**What this task involves**
The lines from the top of the material below through the line containing "quarter_pos = [0.125, 0.375, 0.625, 0.875]" are to be printed exactly, with pictures omitted.

**Material provided**
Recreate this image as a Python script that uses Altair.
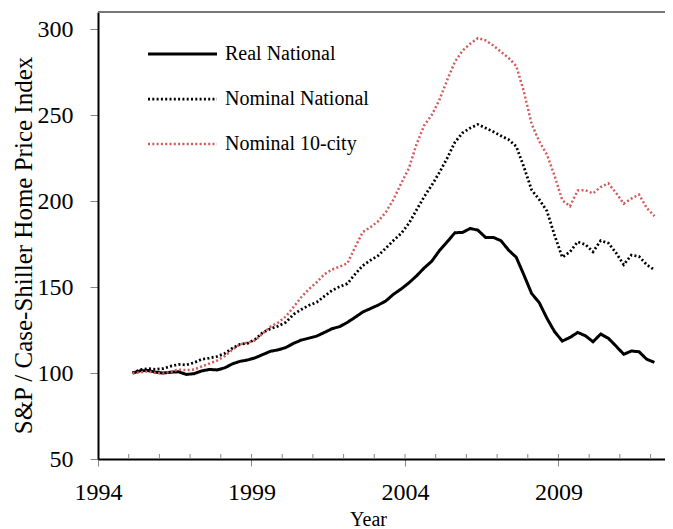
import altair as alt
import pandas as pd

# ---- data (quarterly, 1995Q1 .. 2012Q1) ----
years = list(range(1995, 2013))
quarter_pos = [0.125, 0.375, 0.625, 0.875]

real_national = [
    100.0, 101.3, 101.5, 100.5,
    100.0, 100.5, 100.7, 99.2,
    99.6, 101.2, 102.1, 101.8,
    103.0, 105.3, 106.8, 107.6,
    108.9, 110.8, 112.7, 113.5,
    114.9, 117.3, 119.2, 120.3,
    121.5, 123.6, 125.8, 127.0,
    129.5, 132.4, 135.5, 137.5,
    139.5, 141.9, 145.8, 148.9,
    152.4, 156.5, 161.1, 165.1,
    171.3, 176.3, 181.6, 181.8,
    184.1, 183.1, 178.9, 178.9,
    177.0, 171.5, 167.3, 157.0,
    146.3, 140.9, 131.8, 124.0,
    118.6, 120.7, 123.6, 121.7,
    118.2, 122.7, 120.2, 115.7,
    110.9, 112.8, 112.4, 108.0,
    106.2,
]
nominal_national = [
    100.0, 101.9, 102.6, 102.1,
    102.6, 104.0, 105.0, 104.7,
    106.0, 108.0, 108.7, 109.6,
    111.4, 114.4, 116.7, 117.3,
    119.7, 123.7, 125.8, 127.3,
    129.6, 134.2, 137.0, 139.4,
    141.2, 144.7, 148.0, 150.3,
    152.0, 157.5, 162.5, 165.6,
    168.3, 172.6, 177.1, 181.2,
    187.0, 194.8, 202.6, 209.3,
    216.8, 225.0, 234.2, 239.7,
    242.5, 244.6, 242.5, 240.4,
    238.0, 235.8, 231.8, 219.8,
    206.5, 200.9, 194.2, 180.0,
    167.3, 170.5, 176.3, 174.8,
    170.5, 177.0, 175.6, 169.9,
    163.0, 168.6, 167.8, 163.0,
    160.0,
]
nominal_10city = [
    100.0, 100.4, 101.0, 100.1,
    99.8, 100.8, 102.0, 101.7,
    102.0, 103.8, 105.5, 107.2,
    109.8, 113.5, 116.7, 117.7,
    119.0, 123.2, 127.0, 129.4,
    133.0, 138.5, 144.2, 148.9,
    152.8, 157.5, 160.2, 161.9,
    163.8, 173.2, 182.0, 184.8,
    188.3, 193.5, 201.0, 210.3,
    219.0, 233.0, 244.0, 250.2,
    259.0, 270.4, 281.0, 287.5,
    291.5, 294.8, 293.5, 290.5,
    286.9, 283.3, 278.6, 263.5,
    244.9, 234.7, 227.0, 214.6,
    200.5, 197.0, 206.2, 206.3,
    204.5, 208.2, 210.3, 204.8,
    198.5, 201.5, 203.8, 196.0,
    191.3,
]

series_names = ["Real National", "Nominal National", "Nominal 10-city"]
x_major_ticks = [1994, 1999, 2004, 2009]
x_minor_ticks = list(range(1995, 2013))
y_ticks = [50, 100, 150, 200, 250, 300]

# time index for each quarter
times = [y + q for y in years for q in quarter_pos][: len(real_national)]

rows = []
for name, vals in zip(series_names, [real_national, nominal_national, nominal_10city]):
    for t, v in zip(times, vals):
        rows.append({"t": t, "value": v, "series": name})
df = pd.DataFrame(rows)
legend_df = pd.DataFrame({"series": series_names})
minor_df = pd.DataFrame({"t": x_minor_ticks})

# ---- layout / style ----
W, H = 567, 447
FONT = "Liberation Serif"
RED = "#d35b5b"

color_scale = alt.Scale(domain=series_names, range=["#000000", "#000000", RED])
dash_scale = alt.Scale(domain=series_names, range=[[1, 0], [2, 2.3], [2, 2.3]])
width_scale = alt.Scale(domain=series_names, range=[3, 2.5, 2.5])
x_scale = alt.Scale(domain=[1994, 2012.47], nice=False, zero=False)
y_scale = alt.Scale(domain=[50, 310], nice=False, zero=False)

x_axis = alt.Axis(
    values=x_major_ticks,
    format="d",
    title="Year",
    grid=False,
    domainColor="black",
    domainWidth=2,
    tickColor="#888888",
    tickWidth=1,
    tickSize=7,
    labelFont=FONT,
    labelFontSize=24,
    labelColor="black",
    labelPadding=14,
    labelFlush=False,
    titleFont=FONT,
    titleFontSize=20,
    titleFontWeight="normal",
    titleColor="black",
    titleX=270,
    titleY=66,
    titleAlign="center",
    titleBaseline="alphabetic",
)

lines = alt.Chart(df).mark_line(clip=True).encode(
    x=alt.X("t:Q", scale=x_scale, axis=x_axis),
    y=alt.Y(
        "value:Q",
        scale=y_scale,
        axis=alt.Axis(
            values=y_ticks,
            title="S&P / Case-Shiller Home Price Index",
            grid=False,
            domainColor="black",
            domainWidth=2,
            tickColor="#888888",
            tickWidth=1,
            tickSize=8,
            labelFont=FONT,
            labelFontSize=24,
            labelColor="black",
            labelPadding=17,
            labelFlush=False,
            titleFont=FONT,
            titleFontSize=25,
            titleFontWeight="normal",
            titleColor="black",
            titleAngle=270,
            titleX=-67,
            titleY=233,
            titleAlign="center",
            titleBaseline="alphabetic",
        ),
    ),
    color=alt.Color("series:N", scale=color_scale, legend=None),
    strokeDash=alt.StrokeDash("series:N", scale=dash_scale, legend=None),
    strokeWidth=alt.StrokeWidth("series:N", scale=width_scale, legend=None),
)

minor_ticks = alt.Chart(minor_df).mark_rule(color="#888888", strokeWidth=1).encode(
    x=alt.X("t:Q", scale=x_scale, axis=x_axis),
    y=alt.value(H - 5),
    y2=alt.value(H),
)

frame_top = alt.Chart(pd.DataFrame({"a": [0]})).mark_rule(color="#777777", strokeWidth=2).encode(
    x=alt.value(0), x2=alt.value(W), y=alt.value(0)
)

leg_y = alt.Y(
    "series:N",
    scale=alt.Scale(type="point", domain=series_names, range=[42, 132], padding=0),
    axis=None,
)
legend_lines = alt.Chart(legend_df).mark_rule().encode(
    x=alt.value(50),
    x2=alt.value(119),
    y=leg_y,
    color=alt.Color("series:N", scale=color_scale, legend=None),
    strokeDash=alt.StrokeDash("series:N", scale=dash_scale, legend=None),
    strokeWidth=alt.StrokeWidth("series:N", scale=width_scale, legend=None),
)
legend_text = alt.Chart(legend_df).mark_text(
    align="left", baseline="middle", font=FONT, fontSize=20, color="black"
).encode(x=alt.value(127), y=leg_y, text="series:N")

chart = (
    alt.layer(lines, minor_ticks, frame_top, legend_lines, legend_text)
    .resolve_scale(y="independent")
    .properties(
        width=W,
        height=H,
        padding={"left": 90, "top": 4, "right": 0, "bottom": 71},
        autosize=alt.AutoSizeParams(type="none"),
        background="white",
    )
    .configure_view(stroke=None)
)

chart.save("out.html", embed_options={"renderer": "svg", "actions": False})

**Solved problem**
Recreate this image as a Python script that uses Altair.
import altair as alt
import pandas as pd

# ---- data (quarterly, 1995Q1 .. 2012Q1) ----
years = list(range(1995, 2013))
quarter_pos = [0.125, 0.375, 0.625, 0.875]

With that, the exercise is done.